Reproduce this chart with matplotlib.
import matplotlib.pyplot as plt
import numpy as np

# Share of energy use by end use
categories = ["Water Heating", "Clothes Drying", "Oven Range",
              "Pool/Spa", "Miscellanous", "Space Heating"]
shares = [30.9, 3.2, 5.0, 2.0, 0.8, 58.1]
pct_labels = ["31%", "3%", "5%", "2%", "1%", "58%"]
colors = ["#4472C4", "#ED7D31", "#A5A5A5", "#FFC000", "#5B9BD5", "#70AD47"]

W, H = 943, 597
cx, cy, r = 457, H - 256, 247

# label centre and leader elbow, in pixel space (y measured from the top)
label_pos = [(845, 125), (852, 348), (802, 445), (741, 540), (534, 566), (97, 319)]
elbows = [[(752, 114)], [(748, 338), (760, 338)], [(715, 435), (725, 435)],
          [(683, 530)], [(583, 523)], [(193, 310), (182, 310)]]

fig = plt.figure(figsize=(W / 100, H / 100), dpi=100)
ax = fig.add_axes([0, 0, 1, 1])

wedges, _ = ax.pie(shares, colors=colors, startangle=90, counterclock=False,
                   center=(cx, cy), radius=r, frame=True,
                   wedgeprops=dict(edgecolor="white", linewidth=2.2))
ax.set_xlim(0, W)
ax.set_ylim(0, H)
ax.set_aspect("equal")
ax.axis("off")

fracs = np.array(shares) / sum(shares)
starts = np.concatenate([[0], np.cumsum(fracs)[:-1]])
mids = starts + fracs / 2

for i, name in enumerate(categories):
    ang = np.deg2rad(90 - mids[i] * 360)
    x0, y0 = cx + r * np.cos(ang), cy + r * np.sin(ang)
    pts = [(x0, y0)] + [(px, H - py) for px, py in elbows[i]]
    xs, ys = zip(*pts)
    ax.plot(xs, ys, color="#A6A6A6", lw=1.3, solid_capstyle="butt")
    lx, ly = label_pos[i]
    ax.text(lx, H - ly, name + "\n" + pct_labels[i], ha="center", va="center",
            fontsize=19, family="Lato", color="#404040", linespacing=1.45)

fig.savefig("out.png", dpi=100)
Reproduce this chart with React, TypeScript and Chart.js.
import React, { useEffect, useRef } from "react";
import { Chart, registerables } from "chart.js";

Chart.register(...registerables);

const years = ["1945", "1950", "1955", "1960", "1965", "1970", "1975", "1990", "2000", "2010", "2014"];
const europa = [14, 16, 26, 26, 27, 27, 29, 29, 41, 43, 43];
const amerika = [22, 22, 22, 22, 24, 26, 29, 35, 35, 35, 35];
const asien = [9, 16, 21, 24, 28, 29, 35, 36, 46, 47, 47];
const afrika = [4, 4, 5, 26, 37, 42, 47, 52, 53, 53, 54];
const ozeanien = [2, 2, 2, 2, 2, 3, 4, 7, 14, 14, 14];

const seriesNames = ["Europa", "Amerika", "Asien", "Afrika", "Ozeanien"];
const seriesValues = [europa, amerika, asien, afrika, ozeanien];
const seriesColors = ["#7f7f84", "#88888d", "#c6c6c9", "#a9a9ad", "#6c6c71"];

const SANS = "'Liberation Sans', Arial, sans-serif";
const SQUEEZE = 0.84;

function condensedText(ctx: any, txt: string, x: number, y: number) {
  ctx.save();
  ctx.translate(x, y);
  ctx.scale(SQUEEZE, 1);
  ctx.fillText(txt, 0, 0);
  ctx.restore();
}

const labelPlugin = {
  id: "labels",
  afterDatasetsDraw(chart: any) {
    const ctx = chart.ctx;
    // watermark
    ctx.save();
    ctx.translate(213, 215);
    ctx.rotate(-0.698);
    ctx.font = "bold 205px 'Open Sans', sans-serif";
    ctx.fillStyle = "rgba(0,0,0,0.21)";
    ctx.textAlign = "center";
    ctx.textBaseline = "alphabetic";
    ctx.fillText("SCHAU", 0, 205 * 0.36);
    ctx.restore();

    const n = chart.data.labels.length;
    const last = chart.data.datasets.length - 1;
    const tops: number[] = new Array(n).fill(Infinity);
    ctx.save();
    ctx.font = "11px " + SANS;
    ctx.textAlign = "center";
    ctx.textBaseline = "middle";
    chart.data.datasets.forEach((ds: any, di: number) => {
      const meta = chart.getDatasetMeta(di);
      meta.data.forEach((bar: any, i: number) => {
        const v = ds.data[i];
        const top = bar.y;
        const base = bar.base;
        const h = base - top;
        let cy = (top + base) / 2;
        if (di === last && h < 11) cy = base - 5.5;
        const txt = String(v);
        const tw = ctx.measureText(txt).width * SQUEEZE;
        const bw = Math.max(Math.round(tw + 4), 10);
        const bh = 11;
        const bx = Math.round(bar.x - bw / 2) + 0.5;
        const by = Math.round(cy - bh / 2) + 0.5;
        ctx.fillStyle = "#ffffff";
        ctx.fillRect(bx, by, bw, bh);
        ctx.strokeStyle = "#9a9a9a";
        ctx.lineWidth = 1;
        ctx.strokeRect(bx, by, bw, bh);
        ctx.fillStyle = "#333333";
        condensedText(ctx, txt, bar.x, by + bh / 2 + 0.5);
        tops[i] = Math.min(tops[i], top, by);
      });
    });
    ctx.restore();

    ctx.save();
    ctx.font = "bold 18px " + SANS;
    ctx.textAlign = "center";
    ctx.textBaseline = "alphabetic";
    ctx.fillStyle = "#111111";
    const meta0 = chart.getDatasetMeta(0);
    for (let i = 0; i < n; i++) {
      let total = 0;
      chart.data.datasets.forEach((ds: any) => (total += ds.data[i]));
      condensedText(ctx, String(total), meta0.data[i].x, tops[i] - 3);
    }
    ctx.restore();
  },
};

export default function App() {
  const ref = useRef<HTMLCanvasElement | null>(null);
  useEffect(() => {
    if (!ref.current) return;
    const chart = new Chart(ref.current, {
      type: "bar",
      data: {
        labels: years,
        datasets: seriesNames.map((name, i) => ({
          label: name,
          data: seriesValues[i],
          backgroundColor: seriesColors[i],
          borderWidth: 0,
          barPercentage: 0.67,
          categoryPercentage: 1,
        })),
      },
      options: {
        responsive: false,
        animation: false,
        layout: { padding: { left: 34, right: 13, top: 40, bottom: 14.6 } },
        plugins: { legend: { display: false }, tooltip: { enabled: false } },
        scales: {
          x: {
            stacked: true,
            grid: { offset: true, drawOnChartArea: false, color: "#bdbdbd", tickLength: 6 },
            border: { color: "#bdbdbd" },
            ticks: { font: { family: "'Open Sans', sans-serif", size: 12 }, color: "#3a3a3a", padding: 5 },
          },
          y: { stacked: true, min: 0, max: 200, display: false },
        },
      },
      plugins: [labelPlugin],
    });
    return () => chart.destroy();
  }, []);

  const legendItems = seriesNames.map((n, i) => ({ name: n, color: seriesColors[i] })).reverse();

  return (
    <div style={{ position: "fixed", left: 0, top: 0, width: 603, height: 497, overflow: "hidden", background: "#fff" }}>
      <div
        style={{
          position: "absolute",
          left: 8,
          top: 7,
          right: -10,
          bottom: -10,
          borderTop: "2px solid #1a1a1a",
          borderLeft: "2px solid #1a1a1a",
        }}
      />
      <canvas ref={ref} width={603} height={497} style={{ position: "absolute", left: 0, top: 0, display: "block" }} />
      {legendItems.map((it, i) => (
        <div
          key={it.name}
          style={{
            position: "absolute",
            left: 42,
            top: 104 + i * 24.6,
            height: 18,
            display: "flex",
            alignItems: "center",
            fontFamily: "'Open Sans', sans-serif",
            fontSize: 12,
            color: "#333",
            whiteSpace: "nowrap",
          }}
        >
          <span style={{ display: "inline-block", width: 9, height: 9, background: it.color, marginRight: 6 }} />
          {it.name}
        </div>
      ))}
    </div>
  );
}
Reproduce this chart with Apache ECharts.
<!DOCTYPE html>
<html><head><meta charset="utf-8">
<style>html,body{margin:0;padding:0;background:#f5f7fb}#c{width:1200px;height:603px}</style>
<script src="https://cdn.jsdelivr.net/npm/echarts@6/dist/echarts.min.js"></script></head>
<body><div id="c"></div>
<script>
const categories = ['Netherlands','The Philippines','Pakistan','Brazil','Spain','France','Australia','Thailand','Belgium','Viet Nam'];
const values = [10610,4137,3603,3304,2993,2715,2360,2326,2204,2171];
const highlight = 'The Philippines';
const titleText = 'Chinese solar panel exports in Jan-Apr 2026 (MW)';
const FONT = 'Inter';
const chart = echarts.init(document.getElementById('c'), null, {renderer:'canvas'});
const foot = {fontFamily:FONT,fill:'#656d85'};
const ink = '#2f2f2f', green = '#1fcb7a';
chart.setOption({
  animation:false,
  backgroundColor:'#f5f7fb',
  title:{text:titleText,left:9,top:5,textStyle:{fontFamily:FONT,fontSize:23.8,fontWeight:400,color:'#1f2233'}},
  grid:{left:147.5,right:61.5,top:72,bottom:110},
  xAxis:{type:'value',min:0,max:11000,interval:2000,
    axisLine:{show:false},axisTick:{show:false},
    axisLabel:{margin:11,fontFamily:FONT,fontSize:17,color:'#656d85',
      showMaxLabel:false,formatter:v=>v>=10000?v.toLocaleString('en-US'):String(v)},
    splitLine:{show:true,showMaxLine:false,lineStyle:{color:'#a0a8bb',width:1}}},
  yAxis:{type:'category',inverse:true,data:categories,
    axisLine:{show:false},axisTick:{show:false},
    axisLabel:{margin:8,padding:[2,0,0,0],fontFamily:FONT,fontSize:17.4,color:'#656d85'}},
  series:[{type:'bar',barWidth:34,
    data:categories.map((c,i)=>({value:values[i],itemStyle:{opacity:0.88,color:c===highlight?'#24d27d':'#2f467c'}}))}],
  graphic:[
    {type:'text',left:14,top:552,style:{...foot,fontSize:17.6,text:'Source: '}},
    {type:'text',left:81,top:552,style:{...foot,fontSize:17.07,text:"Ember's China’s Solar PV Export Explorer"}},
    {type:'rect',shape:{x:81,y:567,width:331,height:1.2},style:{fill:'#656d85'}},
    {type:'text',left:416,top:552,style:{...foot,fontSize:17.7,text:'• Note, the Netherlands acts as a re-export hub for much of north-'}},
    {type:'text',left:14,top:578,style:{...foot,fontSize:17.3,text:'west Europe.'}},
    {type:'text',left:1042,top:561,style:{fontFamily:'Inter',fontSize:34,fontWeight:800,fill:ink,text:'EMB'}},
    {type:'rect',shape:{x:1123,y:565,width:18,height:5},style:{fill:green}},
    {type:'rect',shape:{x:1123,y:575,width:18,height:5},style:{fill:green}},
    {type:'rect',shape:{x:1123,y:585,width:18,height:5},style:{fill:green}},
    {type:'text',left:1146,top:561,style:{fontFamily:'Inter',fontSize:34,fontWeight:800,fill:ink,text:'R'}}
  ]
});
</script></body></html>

### EXERCISE TASK
Take the lines from the start of the records through the line holding "import numpy as np", both included, and please print them exactly, with nothing else.

### OUTPUT
Reproduce this chart with matplotlib.
import matplotlib.pyplot as plt
import numpy as np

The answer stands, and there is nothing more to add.